The emergence of Islamic ideology, Sunni or Shia, has led to the rapid islamification of nearly every Muslim community. Indonesian or Malay Islam, for example, which sat at ease with the Hindu and animistic heritage of people has quite quickly been transformed into recognisable orthodoxy. Even though Sufism, or mystical Islam, has been influential in countries like Pakistan or Egypt for centuries, the public face of Islam increasingly resembles a Wahhabi-Salafi profile. One of the effects of this process has been the revival of teaching of suspicion and of hate directed against Jews, Christians and other non-Muslims. In some situations, this has been disseminated through text books, in various subjects, and other aspects of the educational system. The increasing and widespread radicalisation of the madrassas and seminaries has meant that newly-emerging religious leaders are themselves immersed in such ideological propaganda. The mass media, and particularly new technology, has also contributed with the ether being dominated by ideological rather than moderate Islam.
The net result of all this has been a growing change in the mindset and expectations of large sections of the population who are encouraged to see bombings, assassinations and other kinds of terroristic activity as being in the cause of liberation for oppressed Muslims, as vengeance for past wrongs and even as victory for Islam which Muslims should expect. At the same time, 9/11 and other acts of terror have had a profound influence on the American and European psyche. It is not an exaggeration to think of it as a traumatisation. The non-Western is seen less and less as 'the exotic' and the 'ethnic' which should be investigated and sampled and more and more as a threat to be avoided and, if necessary, repelled.
In such a highly polarised situation, what should be a properly Christian approach? We must firstly attempt to distinguish between Muslims, Islam and Islamist ideology. We can never lose sight of God's love for Muslims, as for all of His creation, and of our obligation to love them as well. Although we will not agree with everything in the faith of Islam, we can study it with profit to better understand our neighbour and to be able to converse with our Muslim friends, to witness more effectively to them of God's love for them revealed in Jesus Christ and to seek to serve them in his name.
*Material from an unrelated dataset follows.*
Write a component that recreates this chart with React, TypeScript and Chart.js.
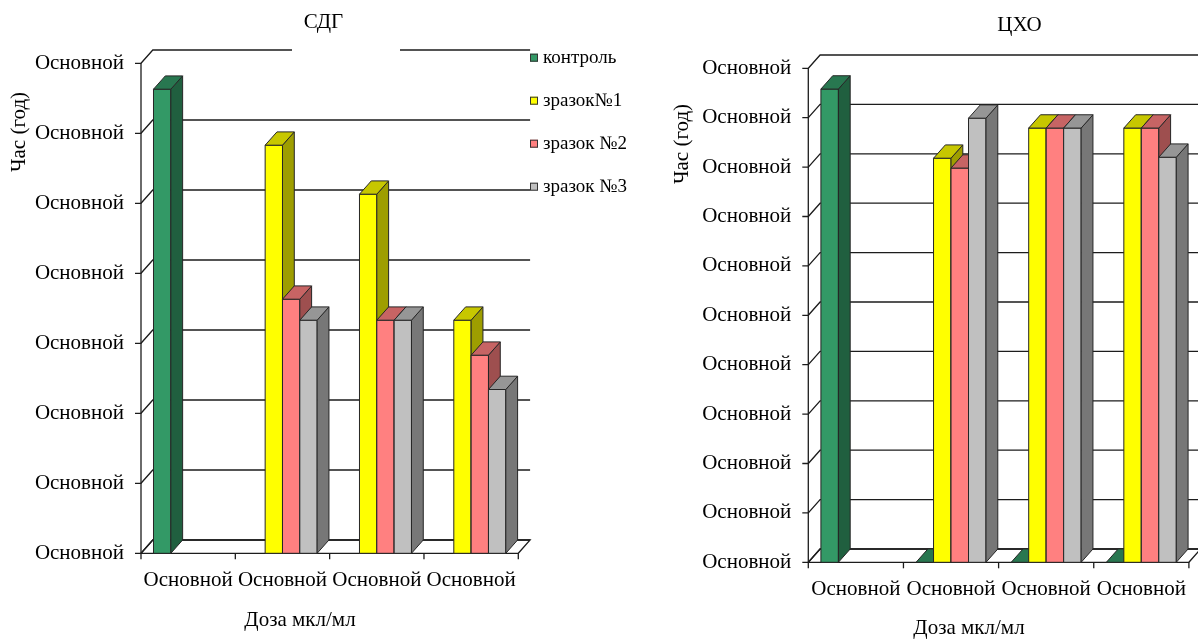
import React, { useEffect, useRef } from "react";
import { Chart, registerables } from "chart.js";

Chart.register(...registerables);

// Shared categories and series
const categories = ["Основной", "Основной", "Основной", "Основной"];
const seriesNames = ["контроль", "зразок№1", "зразок №2", "зразок №3"];
const seriesColors = ["#339966", "#FFFF00", "#FF8080", "#C0C0C0"];

// СДГ panel
const sdgTickLabels = ["Основной", "Основной", "Основной", "Основной", "Основной", "Основной", "Основной", "Основной"];
const sdgControl = [6.63, null, null, null];
const sdgSample1 = [null, 5.83, 5.13, 3.33];
const sdgSample2 = [null, 3.63, 3.33, 2.83];
const sdgSample3 = [null, 3.33, 3.33, 2.34];

// ЦХО panel
const choTickLabels = ["Основной", "Основной", "Основной", "Основной", "Основной", "Основной", "Основной", "Основной", "Основной", "Основной", "Основной"];
const choControl = [9.58, 0, 0, 0];
const choSample1 = [null, 8.18, 8.79, 8.79];
const choSample2 = [null, 7.98, 8.79, 8.79];
const choSample3 = [null, 8.99, 8.79, 8.2];

const yAxisTitle = "Час (год)";
const xAxisTitle = "Доза мкл/мл";

const FONT = '"Liberation Serif", "Times New Roman", serif';
const INK = "#1c1c1c";

Chart.defaults.font.family = FONT;
Chart.defaults.color = "#000";

function shade(hex: string, f: number): string {
  const n = parseInt(hex.slice(1), 16);
  const r = Math.round(((n >> 16) & 255) * f);
  const g = Math.round(((n >> 8) & 255) * f);
  const b = Math.round((n & 255) * f);
  return `rgb(${r},${g},${b})`;
}

// Draws walls, floor and extruded columns from the bar elements' geometry
const box3d = {
  id: "box3d",
  beforeDatasetsDraw(chart: any, _args: any, opts: any) {
    const { ctx, chartArea } = chart;
    const { left, right, top, bottom } = chartArea;
    const xs = chart.scales.x;
    const ys = chart.scales.y;
    const dx = opts.depthX;
    const dy = opts.depthY;

    ctx.save();
    ctx.lineWidth = 1.3;
    ctx.strokeStyle = INK;
    ctx.lineJoin = "miter";

    // floor
    ctx.beginPath();
    ctx.moveTo(left, bottom);
    ctx.lineTo(right, bottom);
    ctx.lineTo(right + dx, bottom - dy);
    ctx.lineTo(left + dx, bottom - dy);
    ctx.closePath();
    ctx.fillStyle = "#fff";
    ctx.fill();
    ctx.stroke();

    // tick marks, side-wall diagonals and back-wall gridlines
    ys.ticks.forEach((t: any) => {
      const py = ys.getPixelForValue(t.value);
      ctx.beginPath();
      ctx.moveTo(left - 6, py);
      ctx.lineTo(left, py);
      ctx.lineTo(left + dx, py - dy);
      ctx.lineTo(right + dx, py - dy);
      ctx.stroke();
    });

    // front value axis
    ctx.beginPath();
    ctx.moveTo(left, top);
    ctx.lineTo(left, bottom);
    ctx.stroke();

    // category boundary ticks
    const n = chart.data.labels.length;
    const step = (xs.right - xs.left) / n;
    for (let i = 0; i <= n; i++) {
      const px = xs.left + i * step;
      ctx.beginPath();
      ctx.moveTo(px, bottom);
      ctx.lineTo(px, bottom + 6);
      ctx.stroke();
    }

    // title background box over the top gridline
    if (opts.titleBox) {
      ctx.fillStyle = "#fff";
      ctx.fillRect(opts.titleBox[0], top - dy - 5, opts.titleBox[1] - opts.titleBox[0], 10);
    }

    // columns, left to right so each front face covers the previous side face
    ctx.lineWidth = 1;
    ctx.strokeStyle = "#262626";
    const nSets = chart.data.datasets.length;
    for (let i = 0; i < n; i++) {
      for (let d = 0; d < nSets; d++) {
        const ds = chart.data.datasets[d];
        const v = ds.data[i];
        if (v === null || v === undefined || !Number.isFinite(v)) continue;
        const el = chart.getDatasetMeta(d).data[i];
        const p = el.getProps(["x", "y", "base", "width"], true);
        const x0 = p.x - p.width / 2;
        const x1 = p.x + p.width / 2;
        const yt = p.y;
        const yb = p.base;
        const c = ds.backgroundColor;

        if (yb - yt > 0.5) {
          ctx.fillStyle = c;
          ctx.beginPath();
          ctx.rect(x0, yt, x1 - x0, yb - yt);
          ctx.fill();
          ctx.stroke();

          ctx.fillStyle = shade(c, 0.62);
          ctx.beginPath();
          ctx.moveTo(x1, yt);
          ctx.lineTo(x1 + dx, yt - dy);
          ctx.lineTo(x1 + dx, yb - dy);
          ctx.lineTo(x1, yb);
          ctx.closePath();
          ctx.fill();
          ctx.stroke();
        }

        ctx.fillStyle = shade(c, 0.78);
        ctx.beginPath();
        ctx.moveTo(x0, yt);
        ctx.lineTo(x1, yt);
        ctx.lineTo(x1 + dx, yt - dy);
        ctx.lineTo(x0 + dx, yt - dy);
        ctx.closePath();
        ctx.fill();
        ctx.stroke();
      }
    }
    ctx.restore();
    return false;
  },
  afterDraw(chart: any, _args: any, opts: any) {
    const { ctx } = chart;
    ctx.save();
    ctx.fillStyle = "#000";
    ctx.font = `21px ${FONT}`;
    ctx.textAlign = "center";
    ctx.textBaseline = "middle";

    // chart title
    ctx.fillText(opts.title.text, opts.title.x, opts.title.y);

    // value axis title
    ctx.save();
    ctx.translate(opts.yTitle.x, opts.yTitle.y);
    ctx.rotate(-Math.PI / 2);
    ctx.fillText(yAxisTitle, 0, 0);
    ctx.restore();

    // category axis title
    ctx.fillText(xAxisTitle, opts.xTitle.x, opts.xTitle.y);

    // legend
    if (opts.legend) {
      ctx.font = `19px ${FONT}`;
      ctx.textAlign = "left";
      chart.data.datasets.forEach((ds: any, k: number) => {
        const cy = opts.legend.y + k * opts.legend.step;
        ctx.fillStyle = ds.backgroundColor;
        ctx.fillRect(opts.legend.x, cy - 4, 8, 8);
        ctx.strokeStyle = "#333";
        ctx.lineWidth = 1;
        ctx.strokeRect(opts.legend.x + 0.5, cy - 3.5, 7, 7);
        ctx.fillStyle = "#000";
        ctx.fillText(ds.label, opts.legend.x + 13, cy);
      });
    }
    ctx.restore();
  },
};

function makeConfig(p: any): any {
  const series = [p.control, p.s1, p.s2, p.s3];
  return {
    type: "bar",
    data: {
      labels: categories,
      datasets: series.map((data, k) => ({
        label: seriesNames[k],
        data,
        backgroundColor: seriesColors[k],
        borderWidth: 0,
        barPercentage: 1,
        categoryPercentage: 0.735,
      })),
    },
    plugins: [box3d],
    options: {
      responsive: false,
      animation: false,
      layout: { padding: { left: 0, right: p.padRight, top: p.padTop, bottom: 0 } },
      scales: {
        x: {
          type: "category",
          grid: { display: false, drawTicks: false },
          border: { display: false },
          ticks: { autoSkip: false, maxRotation: 0, minRotation: 0, padding: 14.1, font: { size: 21 }, color: "#000" },
          afterFit: (s: any) => {
            s.height = p.xAxisHeight;
          },
        },
        y: {
          type: "linear",
          min: 0,
          max: p.ticks.length - 1,
          grid: { display: false, drawTicks: false },
          border: { display: false },
          ticks: {
            stepSize: 1,
            padding: 17,
            font: { size: 21 },
            color: "#000",
            callback: (_v: any, i: number) => p.ticks[i],
          },
          afterFit: (s: any) => {
            s.width = p.yAxisWidth;
          },
        },
      },
      plugins: {
        legend: { display: false },
        tooltip: { enabled: false },
        title: { display: false },
        box3d: {
          depthX: 11.8,
          depthY: 13.3,
          title: p.title,
          titleBox: p.titleBox,
          yTitle: p.yTitle,
          xTitle: p.xTitle,
          legend: p.legend,
        },
      },
    },
  };
}

export default function App() {
  const leftRef = useRef<HTMLCanvasElement>(null);
  const rightRef = useRef<HTMLCanvasElement>(null);

  useEffect(() => {
    const sdg = new Chart(
      leftRef.current as HTMLCanvasElement,
      makeConfig({
        title: { text: "СДГ", x: 323.5, y: 22 },
        ticks: sdgTickLabels,
        control: sdgControl,
        s1: sdgSample1,
        s2: sdgSample2,
        s3: sdgSample3,
        padRight: 127.7,
        padTop: 63.3,
        yAxisWidth: 141,
        xAxisHeight: 85.7,
        titleBox: [292, 400],
        yTitle: { x: 19, y: 132 },
        xTitle: { x: 300, y: 620 },
        legend: { x: 530, y: 57.7, step: 43 },
      })
    );
    const cho = new Chart(
      rightRef.current as HTMLCanvasElement,
      makeConfig({
        title: { text: "ЦХО", x: 373.5, y: 25 },
        ticks: choTickLabels,
        control: choControl,
        s1: choSample1,
        s2: choSample2,
        s3: choSample3,
        padRight: 204.1,
        padTop: 68.3,
        yAxisWidth: 162.3,
        xAxisHeight: 76.7,
        titleBox: null,
        yTitle: { x: 36, y: 144 },
        xTitle: { x: 323, y: 628 },
        legend: null,
      })
    );
    return () => {
      sdg.destroy();
      cho.destroy();
    };
  }, []);

  return (
    <div style={{ position: "fixed", left: 0, top: 0, width: 1198, height: 639, overflow: "hidden", background: "#fff" }}>
      <canvas ref={leftRef} width={646} height={639} style={{ position: "absolute", left: 0, top: 0 }} />
      <canvas ref={rightRef} width={747} height={639} style={{ position: "absolute", left: 646, top: 0 }} />
    </div>
  );
}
Islamist ideology, however, may need to be opposed if, for example, it seeks to reduce freedom of belief, expression or the freedom to change our beliefs. Christians will also wish to defend freedom of movement and of opportunity for women and girls and to resist punishments that demean the human person, are cruel and do not have rehabilitation and reformation, as well as retribution, included in their overall aim. Although they will want an appropriate role for the spiritual dimension in public life, they will oppose what is coercive and theocratic and promote what is persuasive and democratic. Alongside this, they will want protection for fundamental freedoms and for the rule of law.
Although we need carefully to distinguish between Muslims, Islam and Islamism, we must also recognise that there is considerable overlap here. A devout and pietistic Muslim can be influenced by extremist ideology, and Islamism certainly uses much in the fundamentals of Islam to argue its case.
In witnessing to Muslims, how far can we work with 'the logic of Islam' and when do we have to be not only counter-cultural but also counter-theological? How far can we affirm what the Qur'an teaches, for instance, about Jesus and when do we need to challenge Islam on its doctrine of God, sin, salvation and grace? Dialogue with moderate Muslims is always a pleasure but we have to be realistic in asking whether it will be able to deliver on the hopes invested in it. Any dialogue should avoid being 'kissy-kissy' and ask tough questions about freedom, integration and equality.
Islamism has brought particular hardship, discrimination and persecution for many non-Muslim communities in the Islamic world and even for some Muslims. One aspect of Christian ministry which has come greatly to the fore is that of advocacy; of being a voice for the voiceless and of support for the persecuted Church.
The best protection for the West from terrorism is the encouraging and the establishing of freedom in Muslim countries together with democracy and the rule of law. Narrow selfinterest should not lead us to abandon the women and children of Afghanistan or the Christians and Ahmadiyya of Pakistan or the Baha'is of Iran to their fate. If we do this, we can be sure that our turn will also surely come.